** begin Dataset extract **
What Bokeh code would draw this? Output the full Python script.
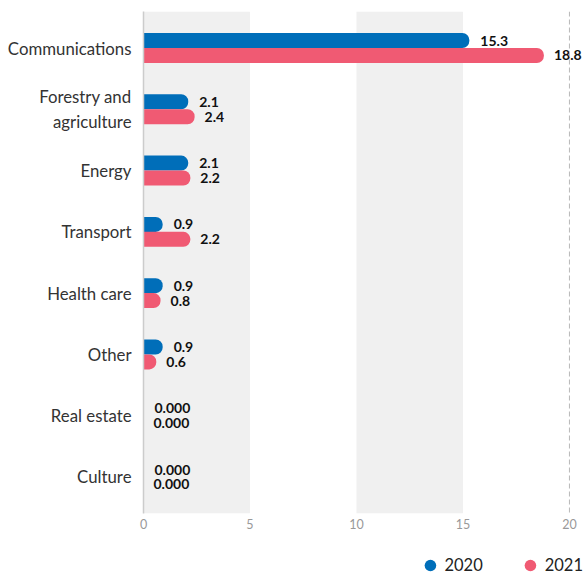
from bokeh.plotting import figure
from bokeh.layouts import column
from bokeh.models import (ColumnDataSource, FactorRange, Range1d, Legend, LegendItem,
                          Span, FixedTicker, BoxAnnotation)
from bokeh.transform import dodge
from bokeh.core.properties import value
from bokeh.embed import file_html
from bokeh.resources import INLINE

categories = ["Communications", "Forestry and\nagriculture", "Energy", "Transport",
              "Health care", "Other", "Real estate", "Culture"]
values_2020 = [15.3, 2.1, 2.1, 0.9, 0.9, 0.9, 0.0, 0.0]
values_2021 = [18.8, 2.4, 2.2, 2.2, 0.8, 0.6, 0.0, 0.0]
series_names = ["2020", "2021"]
x_ticks = [0, 5, 10, 15, 20]

BLUE = "#006eb9"
RED = "#f05a73"
FONT = "Lato"


def fmt(v):
    return "0.000" if v == 0 else f"{v:.1f}"


src = ColumnDataSource(dict(
    cat=categories,
    v20=values_2020,
    v21=values_2021,
    l20=[fmt(v) for v in values_2020],
    l21=[fmt(v) for v in values_2021],
))

yr = FactorRange(factors=list(reversed(categories)), range_padding=0.024)

p = figure(frame_width=440, frame_height=502, y_range=yr, x_range=Range1d(0, 20.66),
           output_backend="svg", toolbar_location=None,
           min_border_left=143, min_border_right=0, min_border_top=11,
           min_border_bottom=37)
p.outline_line_color = None
p.background_fill_color = "white"
p.xgrid.grid_line_color = None
p.ygrid.grid_line_color = None

# alternating grey bands (0-5, 10-15)
for lo, hi in zip(x_ticks[0::2], x_ticks[1::2]):
    p.add_layout(BoxAnnotation(left=lo, right=hi, fill_color="#f0f0f0", fill_alpha=1.0,
                               line_color=None, level="underlay"))
p.add_layout(Span(location=x_ticks[-1], dimension="height", line_color="#b8b8b8",
                  line_dash="5 3", line_width=1, level="overlay"))

bh = 0.245
r20 = p.hbar(y=dodge("cat", 0.122, range=yr), left=0, right="v20", height=bh,
             source=src, fill_color=BLUE, line_color=None,
             border_radius=(0, 7, 7, 0))
r21 = p.hbar(y=dodge("cat", -0.122, range=yr), left=0, right="v21", height=bh,
             source=src, fill_color=RED, line_color=None,
             border_radius=(0, 7, 7, 0))

p.text(x="v20", y=dodge("cat", 0.122, range=yr), text="l20", source=src,
       x_offset=11, text_align="left", text_baseline="middle",
       text_font=value(FONT), text_font_style="bold", text_font_size="14px",
       text_color="#111111")
p.text(x="v21", y=dodge("cat", -0.122, range=yr), text="l21", source=src,
       x_offset=10, text_align="left", text_baseline="middle",
       text_font=value(FONT), text_font_style="bold", text_font_size="14px",
       text_color="#111111")

# axes
p.xaxis.ticker = FixedTicker(ticks=x_ticks)
p.xaxis.axis_line_color = None
p.xaxis.major_tick_line_color = None
p.xaxis.major_tick_out = 0
p.xaxis.minor_tick_line_color = None
p.xaxis.major_label_text_color = "#999999"
p.xaxis.major_label_text_font = FONT
p.xaxis.major_label_text_font_size = "12.5px"
p.xaxis.major_label_standoff = 5

p.yaxis.axis_line_color = "#cccccc"
p.yaxis.axis_line_width = 1.5
p.yaxis.major_tick_line_color = None
p.yaxis.major_tick_out = 0
p.yaxis.minor_tick_line_color = None
p.yaxis.major_label_text_color = "#333333"
p.yaxis.major_label_text_font = FONT
p.yaxis.major_label_text_font_size = "16.8px"
p.yaxis.major_label_standoff = 12

# legend strip below the chart
lg = figure(width=583, height=29, x_range=Range1d(0, 1), y_range=Range1d(0, 1),
            output_backend="svg", toolbar_location=None,
            min_border_left=0, min_border_right=0, min_border_top=0,
            min_border_bottom=0)
lg.axis.visible = False
lg.grid.visible = False
lg.outline_line_color = None
m20 = lg.scatter(x="v20", y="v20", source=src, size=0, marker="circle",
                 fill_color=BLUE, line_color=None)
m21 = lg.scatter(x="v21", y="v21", source=src, size=0, marker="circle",
                 fill_color=RED, line_color=None)
legend = Legend(items=[LegendItem(label=series_names[0], renderers=[m20]),
                       LegendItem(label=series_names[1], renderers=[m21])],
                orientation="horizontal", location="right",
                border_line_color=None, background_fill_alpha=0,
                label_text_font=FONT, label_text_font_size="16.5px",
                label_text_color="#222222", glyph_width=29, glyph_height=29,
                spacing=33, label_standoff=0, margin=0, padding=0)
lg.add_layout(legend)

layout = column(p, lg, spacing=0)
open("out.html", "w").write(file_html(layout, INLINE))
** end Dataset extract **
### Written request
Repeat, with no pictures, each line from the beginning of the data through the line containing "from bokeh.resources import INLINE", inclusive.

### Final result
What Bokeh code would draw this? Output the full Python script.
from bokeh.plotting import figure
from bokeh.layouts import column
from bokeh.models import (ColumnDataSource, FactorRange, Range1d, Legend, LegendItem,
                          Span, FixedTicker, BoxAnnotation)
from bokeh.transform import dodge
from bokeh.core.properties import value
from bokeh.embed import file_html
from bokeh.resources import INLINE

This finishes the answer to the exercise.